Here are four words you don't often hear: "I love my job."
But a few months ago, Working Mother magazine released its annual issue devoted to the "100 Best Companies to Work For." And sometime next month, the cover of Fortune will be emblazoned with the name of the lucky company that's just been named the number one best place to work in the U.S., according to the Great Place to Work Institute (and inside, the other 99 companies, in ranked order.)
So, do all the people who work at these companies routinely go home to their spouses and friends and shout "I love my job?" Only in your dreams. (And then only if you have a rather boring dream-life.)
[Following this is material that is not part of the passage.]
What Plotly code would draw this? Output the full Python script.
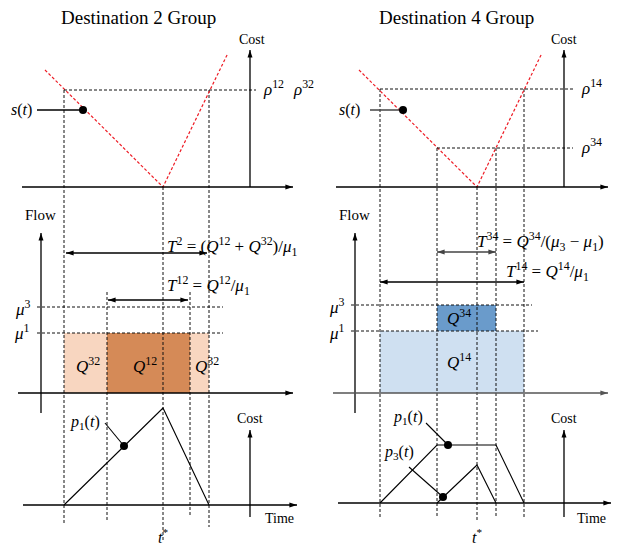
import plotly.graph_objects as go

W, H = 622, 548
SERIF = "Liberation Serif, DejaVu Serif, serif"

# ---------------- Destination 2 group (left column) ----------------
d2_title = "Destination 2 Group"
d2_vlines = [(64, 90, 523), (107, 292, 520), (163, 187, 540), (190, 292, 517), (209, 90, 527)]
d2_sched_x = [45, 163, 228]          # schedule cost s(t), piecewise linear
d2_sched_y = [70, 187, 53]
d2_rho_y = 90
d2_rho_span = (64, 256)
d2_st_dot = (83, 110)
d2_mu3_y, d2_mu1_y = 307, 333
d2_mu_span = (37, 223)
d2_flow_base = 393
d2_blocks = [(64, 107, "light"), (107, 190, "dark"), (190, 209, "light")]
d2_block_labels = [(88, 365, "32"), (145, 365, "12"), (207, 365, "32")]
d2_T2 = (66, 207, 253)
d2_T12 = (108, 188, 300)
d2_p1_x = [64, 163, 209]
d2_p1_y = [505, 408, 505]
d2_p1_dot = (124, 446)

# ---------------- Destination 4 group (right column) ----------------
d4_title = "Destination 4 Group"
d4_vlines = [(380, 89, 517), (437, 148, 517), (477, 187, 520), (496, 148, 517), (524, 89, 517)]
d4_sched_x = [359, 477, 542]
d4_sched_y = [70, 187, 53]
d4_rho14_y, d4_rho34_y = 89, 148
d4_rho14_span = (380, 573)
d4_rho34_span = (437, 573)
d4_st_dot = (403, 110)
d4_mu3_y, d4_mu1_y = 305, 331
d4_mu3_span = (351, 532)
d4_mu1_span = (351, 538)
d4_flow_base = 393
d4_Q34 = (437, 496)
d4_Q14 = (380, 524)
d4_T34 = (437, 496, 252)
d4_T14 = (380, 524, 282)
d4_p1_x = [380, 437, 496, 524]
d4_p1_y = [503, 445, 445, 503]
d4_p3_x = [437, 477, 496]
d4_p3_y = [503, 465, 503]
d4_p1_dot = (448, 445)
d4_p3_dot = (443, 497)

fill_colors = {"light": "#F8D6C0", "dark": "#D58A57", "q34": "#6A9BCB", "q14": "#CFE0F1"}

fig = go.Figure()
shapes = []
ann = []

DASH = "3px,2px"
HEAD_ANGLE = {"up": 0, "right": 90, "down": 180, "left": 270}


def line(xs, ys, color="black", width=1.0, dash=None):
    fig.add_trace(go.Scatter(x=list(xs), y=list(ys), mode="lines",
                             line=dict(color=color, width=width, dash=dash),
                             hoverinfo="skip", showlegend=False))


def dot(p):
    fig.add_trace(go.Scatter(x=[p[0]], y=[p[1]], mode="markers",
                             marker=dict(color="black", size=8),
                             hoverinfo="skip", showlegend=False))


def heads(points, color="black"):
    # arrowheads: the tip of the "arrow" symbol sits on the data point
    fig.add_trace(go.Scatter(
        x=[p[0] for p in points], y=[p[1] for p in points], mode="markers",
        marker=dict(symbol="arrow", size=8, color=color,
                    angle=[HEAD_ANGLE[p[2]] for p in points], line=dict(width=0)),
        hoverinfo="skip", showlegend=False))


def arrow(x0, y0, x1, y1, both=False, color="black", width=1.3):
    line([x0, x1], [y0, y1], color=color, width=width)
    if y0 == y1:
        d_end = "right" if x1 > x0 else "left"
        d_start = "left" if x1 > x0 else "right"
    else:
        d_end = "up" if y1 < y0 else "down"
        d_start = "down" if y1 < y0 else "up"
    pts = [(x1, y1, d_end)]
    if both:
        pts.append((x0, y0, d_start))
    heads(pts, color)


def label(x, y, text, size=15, anchor="center", color="black"):
    ann.append(dict(x=x, y=y, xref="x", yref="y", text=text, showarrow=False,
                    xanchor=anchor, yanchor="middle",
                    font=dict(family=SERIF, size=size, color=color)))


def rect(x0, x1, y0, y1, color):
    shapes.append(dict(type="rect", xref="x", yref="y", x0=x0, x1=x1, y0=y0, y1=y1,
                       fillcolor=color, line=dict(width=0), layer="below"))


def sup(base, s):
    return f"<i>{base}</i><sup>{s}</sup>"


# ---- left column ----
for x, y0, y1 in d2_vlines:
    line([x, x], [y0, y1], color="#111", dash=DASH)
line(d2_sched_x, d2_sched_y, color="#EE1C25", width=1.2, dash=DASH)
line(d2_rho_span, [d2_rho_y] * 2, color="#111", dash=DASH)
line(d2_mu_span, [d2_mu3_y] * 2, color="#111", dash=DASH)
line(d2_mu_span, [d2_mu1_y] * 2, color="#111", dash=DASH)
for x0, x1, kind in d2_blocks:
    rect(x0, x1, d2_mu1_y, d2_flow_base, fill_colors[kind])
line([37, d2_st_dot[0]], [d2_st_dot[1]] * 2, width=1.3)
dot(d2_st_dot)
line(d2_p1_x, d2_p1_y, width=1.1)
line([105, d2_p1_dot[0]], [423, d2_p1_dot[1]], width=1.1)
dot(d2_p1_dot)

arrow(250, 187, 250, 50)
arrow(22, 187, 293, 187)
arrow(41, 413, 41, 233)
arrow(18, 393, 293, 393)
arrow(23, 505, 297, 505)
arrow(250, 517, 250, 430)
arrow(d2_T2[0], d2_T2[2], d2_T2[1], d2_T2[2], both=True)
arrow(d2_T12[0], d2_T12[2], d2_T12[1], d2_T12[2], both=True)

label(138, 17, d2_title, size=19)
label(252, 39, "Cost", size=14)
label(273, 88, sup("ρ", "12"), size=17)
label(303, 88, sup("ρ", "32"), size=17)
label(21, 110, "<i>s</i>(<i>t</i>)", size=16)
label(40, 215, "Flow", size=15)
label(23, 308, sup("μ", "3"), size=17)
label(22, 332, sup("μ", "1"), size=17)
label(165, 246, f"{sup('T','2')} = ({sup('Q','12')} + {sup('Q','32')})/<i>μ</i><sub>1</sub>",
      size=17, anchor="left")
label(165, 285, f"{sup('T','12')} = {sup('Q','12')}/<i>μ</i><sub>1</sub>", size=17, anchor="left")
for x, y, s in d2_block_labels:
    label(x, y, sup("Q", s), size=17)
label(85, 422, "<i>p</i><sub>1</sub>(<i>t</i>)", size=16)
label(250, 418, "Cost", size=14)
label(279, 518, "Time", size=14)
label(163, 536, "<i>t</i><sup>*</sup>", size=16)

# ---- right column ----
for x, y0, y1 in d4_vlines:
    line([x, x], [y0, y1], color="#111", dash=DASH)
line(d4_sched_x, d4_sched_y, color="#EE1C25", width=1.2, dash=DASH)
line(d4_rho14_span, [d4_rho14_y] * 2, color="#111", dash=DASH)
line(d4_rho34_span, [d4_rho34_y] * 2, color="#111", dash=DASH)
line(d4_mu3_span, [d4_mu3_y] * 2, color="#111", dash=DASH)
line(d4_mu1_span, [d4_mu1_y] * 2, color="#111", dash=DASH)
rect(d4_Q14[0], d4_Q14[1], d4_mu1_y, d4_flow_base, fill_colors["q14"])
rect(d4_Q34[0], d4_Q34[1], d4_mu3_y, d4_mu1_y, fill_colors["q34"])
line([370, d4_st_dot[0]], [d4_st_dot[1]] * 2, width=1.3, color="#444")
dot(d4_st_dot)
line(d4_p1_x, d4_p1_y, width=1.1)
line(d4_p3_x, d4_p3_y, width=1.1)
line([426, d4_p1_dot[0]], [423, d4_p1_dot[1]], width=1.1)
dot(d4_p1_dot)
line([409, d4_p3_dot[0]], [467, d4_p3_dot[1]], width=1.1)
dot(d4_p3_dot)

arrow(564, 187, 564, 50)
arrow(336, 187, 608, 187)
arrow(355, 413, 355, 233)
arrow(333, 393, 608, 393, color="#555", width=1.5)
arrow(338, 503, 611, 503)
arrow(564, 517, 564, 430)
arrow(d4_T34[0], d4_T34[2], d4_T34[1], d4_T34[2], both=True, color="#444")
arrow(d4_T14[0], d4_T14[2], d4_T14[1], d4_T14[2], both=True)

label(456, 17, d4_title, size=19)
label(564, 39, "Cost", size=14)
label(591, 87, sup("ρ", "14"), size=17)
label(591, 146, sup("ρ", "34"), size=17)
label(349, 110, "<i>s</i>(<i>t</i>)", size=16)
label(354, 215, "Flow", size=15)
label(337, 306, sup("μ", "3"), size=17)
label(337, 332, sup("μ", "1"), size=17)
label(475, 241, f"{sup('T','34')} = {sup('Q','34')}/(<i>μ</i><sub>3</sub> − <i>μ</i><sub>1</sub>)",
      size=17, anchor="left")
label(504, 271, f"{sup('T','14')} = {sup('Q','14')}/<i>μ</i><sub>1</sub>", size=17, anchor="left")
label(459, 317, sup("Q", "34"), size=17)
label(459, 361, sup("Q", "14"), size=17)
label(408, 417, "<i>p</i><sub>1</sub>(<i>t</i>)", size=16)
label(399, 452, "<i>p</i><sub>3</sub>(<i>t</i>)", size=16)
label(564, 418, "Cost", size=14)
label(591, 518, "Time", size=14)
label(477, 536, "<i>t</i><sup>*</sup>", size=16)

fig.update_layout(
    width=W, height=H,
    margin=dict(l=0, r=0, t=0, b=0),
    paper_bgcolor="white", plot_bgcolor="white",
    xaxis=dict(range=[0, W], visible=False, fixedrange=True),
    yaxis=dict(range=[H, 0], visible=False, fixedrange=True),
    shapes=shapes, annotations=ann, showlegend=False,
)

fig.write_html("out.html")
No company has 100 percent satisfied employees. There are always going to be things to gripe about, and let's face it, even those of us with the world's most satisfying careers generally look forward to the weekends.
Nonetheless, employees of the companies that get on these lists often do seem happier with their jobs than those at other companies. And that's because "best companies" do have something over a lot of other employers. What they have, exactly, depends somewhat on which list we're talking about (each has a slightly different focus) but they do generally have certain things in common:
•They treat employees like grown-ups. They share information with employees, listen to their ideas (or better yet, actively seek out and act upon their ideas) and assume they are responsible enough to manage their own time.
•They treat people fairly. They pay people decently and give them good benefits, including not only decent healthcare but other even rarer essentials, like paid parental leave. And they use lay-offs as a last resort.
•They help employees with their careers and understand that not all careers are built the same. They have strong training programs, reimburse tuition for education outside of work, have active, well-thought out platforms for mentoring--especially for women and minorities--and provide pathways for non-traditional career paths.
•They understand that people have lives outside of work, and that these lives might sometimes impinge on (or even take over) their time and attention. They realize that allowing for some work-life give and take means not only that they won't waste time and money on unnecessary turnover, but that they'll build loyalty and commitment. They know it's give and take, not give or take.
•They see fun, humor and relaxation not as the enemies of hard work, but as its allies.
•They have a purpose -- a mission -- that everyone understands. Even better, every employee can tell you the role he or she plays in achieving that purpose.
•They are good citizens of their communities and of the world. Not just according to their P.R. campaigns, but for real. They think about their carbon footprint, they come up with creative ways to support local projects or small businesses, they actively promote volunteerism among their employees.
It's not easy to achieve all of this. But some companies have come admirably close, and others are to be applauded for trying. Life, as the philosopher Hobbes so pithily pointed out, can be solitary, brutish, nasty and short. If we spend about a third of our lives working (and about another third sleeping), doesn't it make sense to do what we can to make our jobs a bit less miserable?
Robin Hardman is a writer and work-life expert who helps companies put together the best possible "great place to work" competition entries and create compelling and easy-to-read benefits, HR and general-topic employee communications. Her award-winning blog about writing for corporate communicators can be found at www.robinhardman.wordpress.com; see http://www.robinhardman.com for information about her services.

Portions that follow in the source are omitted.